### AIM OF THE EXERCISE
Check each line of the records for "with"; collect those that have it.

### DATA SUPPLIED

..........

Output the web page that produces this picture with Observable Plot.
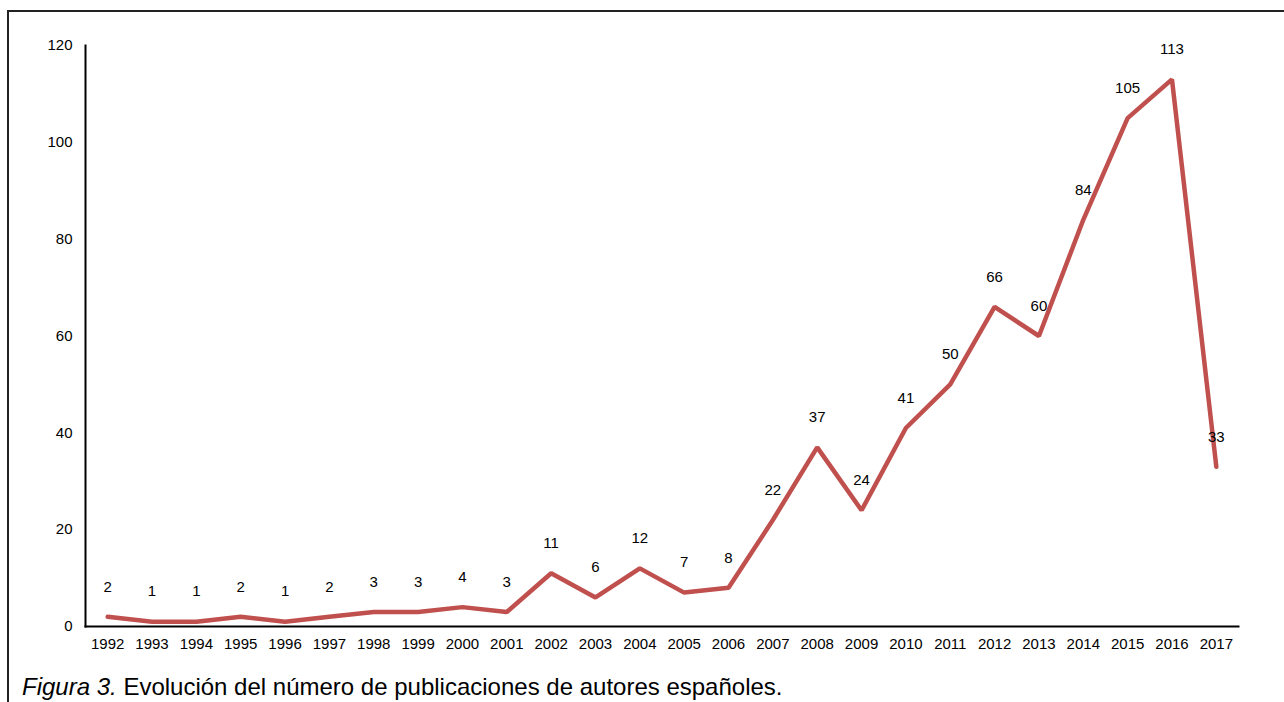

..........

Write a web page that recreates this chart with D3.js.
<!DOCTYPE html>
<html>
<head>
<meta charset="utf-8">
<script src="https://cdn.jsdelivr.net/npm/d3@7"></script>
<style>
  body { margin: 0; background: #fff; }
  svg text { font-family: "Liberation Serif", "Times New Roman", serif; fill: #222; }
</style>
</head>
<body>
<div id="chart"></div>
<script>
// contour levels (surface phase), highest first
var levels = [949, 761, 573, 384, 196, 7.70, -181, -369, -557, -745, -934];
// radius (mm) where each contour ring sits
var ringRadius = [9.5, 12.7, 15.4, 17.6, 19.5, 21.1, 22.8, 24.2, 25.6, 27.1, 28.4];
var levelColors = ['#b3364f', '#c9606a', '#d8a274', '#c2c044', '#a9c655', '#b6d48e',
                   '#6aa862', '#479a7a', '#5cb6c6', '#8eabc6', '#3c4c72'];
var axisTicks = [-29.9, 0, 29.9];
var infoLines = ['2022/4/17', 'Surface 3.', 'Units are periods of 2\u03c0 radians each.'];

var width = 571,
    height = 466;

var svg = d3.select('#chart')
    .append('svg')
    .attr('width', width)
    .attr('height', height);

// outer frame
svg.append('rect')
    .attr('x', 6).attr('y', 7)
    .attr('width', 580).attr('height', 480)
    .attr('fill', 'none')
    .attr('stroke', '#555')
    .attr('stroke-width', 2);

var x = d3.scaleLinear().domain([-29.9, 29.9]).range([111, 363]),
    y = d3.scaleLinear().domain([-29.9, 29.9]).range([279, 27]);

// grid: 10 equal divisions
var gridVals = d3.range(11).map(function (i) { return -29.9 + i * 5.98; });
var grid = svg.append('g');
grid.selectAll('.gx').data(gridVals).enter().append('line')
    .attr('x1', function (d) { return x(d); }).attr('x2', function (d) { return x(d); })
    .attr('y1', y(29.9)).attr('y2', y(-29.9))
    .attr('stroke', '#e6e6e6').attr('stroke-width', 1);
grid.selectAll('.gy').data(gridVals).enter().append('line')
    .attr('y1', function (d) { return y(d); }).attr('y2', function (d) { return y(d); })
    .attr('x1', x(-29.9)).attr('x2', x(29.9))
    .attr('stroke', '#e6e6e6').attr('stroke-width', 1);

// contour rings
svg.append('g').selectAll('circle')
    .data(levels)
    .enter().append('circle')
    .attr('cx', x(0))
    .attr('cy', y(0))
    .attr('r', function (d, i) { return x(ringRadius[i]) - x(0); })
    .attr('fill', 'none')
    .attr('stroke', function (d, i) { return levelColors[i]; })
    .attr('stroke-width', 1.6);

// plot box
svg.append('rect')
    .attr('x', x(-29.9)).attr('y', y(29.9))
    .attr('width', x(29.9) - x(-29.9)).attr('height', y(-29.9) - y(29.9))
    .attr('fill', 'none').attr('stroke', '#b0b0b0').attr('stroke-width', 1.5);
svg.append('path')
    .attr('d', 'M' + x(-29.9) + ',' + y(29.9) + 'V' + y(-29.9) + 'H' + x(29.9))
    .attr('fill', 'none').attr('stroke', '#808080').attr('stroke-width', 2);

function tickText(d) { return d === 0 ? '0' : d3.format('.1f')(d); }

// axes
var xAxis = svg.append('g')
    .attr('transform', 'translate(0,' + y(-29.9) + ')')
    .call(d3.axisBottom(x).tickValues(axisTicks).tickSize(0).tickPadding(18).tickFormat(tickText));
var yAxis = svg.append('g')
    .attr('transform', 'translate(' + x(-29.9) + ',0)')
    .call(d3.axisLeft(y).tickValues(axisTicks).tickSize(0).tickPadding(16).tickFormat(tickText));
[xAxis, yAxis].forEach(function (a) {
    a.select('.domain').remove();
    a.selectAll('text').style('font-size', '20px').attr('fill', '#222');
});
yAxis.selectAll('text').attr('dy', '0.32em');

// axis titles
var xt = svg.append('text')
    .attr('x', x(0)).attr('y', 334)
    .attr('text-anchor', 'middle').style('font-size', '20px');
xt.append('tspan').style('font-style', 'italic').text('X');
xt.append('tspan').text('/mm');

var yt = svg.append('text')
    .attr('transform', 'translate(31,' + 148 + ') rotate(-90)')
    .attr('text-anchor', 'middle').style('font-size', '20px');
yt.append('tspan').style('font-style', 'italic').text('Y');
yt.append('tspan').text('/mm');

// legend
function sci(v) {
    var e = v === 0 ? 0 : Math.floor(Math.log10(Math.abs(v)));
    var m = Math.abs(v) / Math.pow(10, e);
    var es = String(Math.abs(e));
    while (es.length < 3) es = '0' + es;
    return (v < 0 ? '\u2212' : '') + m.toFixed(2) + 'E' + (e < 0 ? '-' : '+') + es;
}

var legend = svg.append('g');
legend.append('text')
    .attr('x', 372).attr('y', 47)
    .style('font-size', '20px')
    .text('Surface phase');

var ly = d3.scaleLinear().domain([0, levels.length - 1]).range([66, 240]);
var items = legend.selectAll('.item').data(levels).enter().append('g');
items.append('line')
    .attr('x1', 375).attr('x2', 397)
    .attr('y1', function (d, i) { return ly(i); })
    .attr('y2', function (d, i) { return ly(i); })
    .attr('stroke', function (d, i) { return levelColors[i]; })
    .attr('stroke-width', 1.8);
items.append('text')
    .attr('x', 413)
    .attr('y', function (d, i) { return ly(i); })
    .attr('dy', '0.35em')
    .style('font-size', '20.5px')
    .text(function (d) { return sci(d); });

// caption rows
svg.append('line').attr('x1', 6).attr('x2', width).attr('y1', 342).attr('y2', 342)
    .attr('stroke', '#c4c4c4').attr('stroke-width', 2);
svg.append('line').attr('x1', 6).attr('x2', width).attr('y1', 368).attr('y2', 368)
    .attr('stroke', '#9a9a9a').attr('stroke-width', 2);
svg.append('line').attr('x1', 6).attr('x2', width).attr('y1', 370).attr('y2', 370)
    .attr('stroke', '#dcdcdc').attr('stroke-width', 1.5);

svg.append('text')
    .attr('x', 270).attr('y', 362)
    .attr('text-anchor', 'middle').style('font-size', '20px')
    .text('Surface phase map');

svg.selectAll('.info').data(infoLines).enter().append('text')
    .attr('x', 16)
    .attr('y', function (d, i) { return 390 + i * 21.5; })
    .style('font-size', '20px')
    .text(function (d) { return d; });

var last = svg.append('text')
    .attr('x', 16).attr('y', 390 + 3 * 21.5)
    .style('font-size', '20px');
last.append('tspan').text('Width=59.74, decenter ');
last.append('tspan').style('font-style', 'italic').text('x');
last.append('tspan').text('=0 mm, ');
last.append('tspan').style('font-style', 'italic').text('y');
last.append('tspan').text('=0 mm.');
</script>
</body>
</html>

..........

### TASK SOLUTION
Output the web page that produces this picture with Observable Plot.
Write a web page that recreates this chart with D3.js.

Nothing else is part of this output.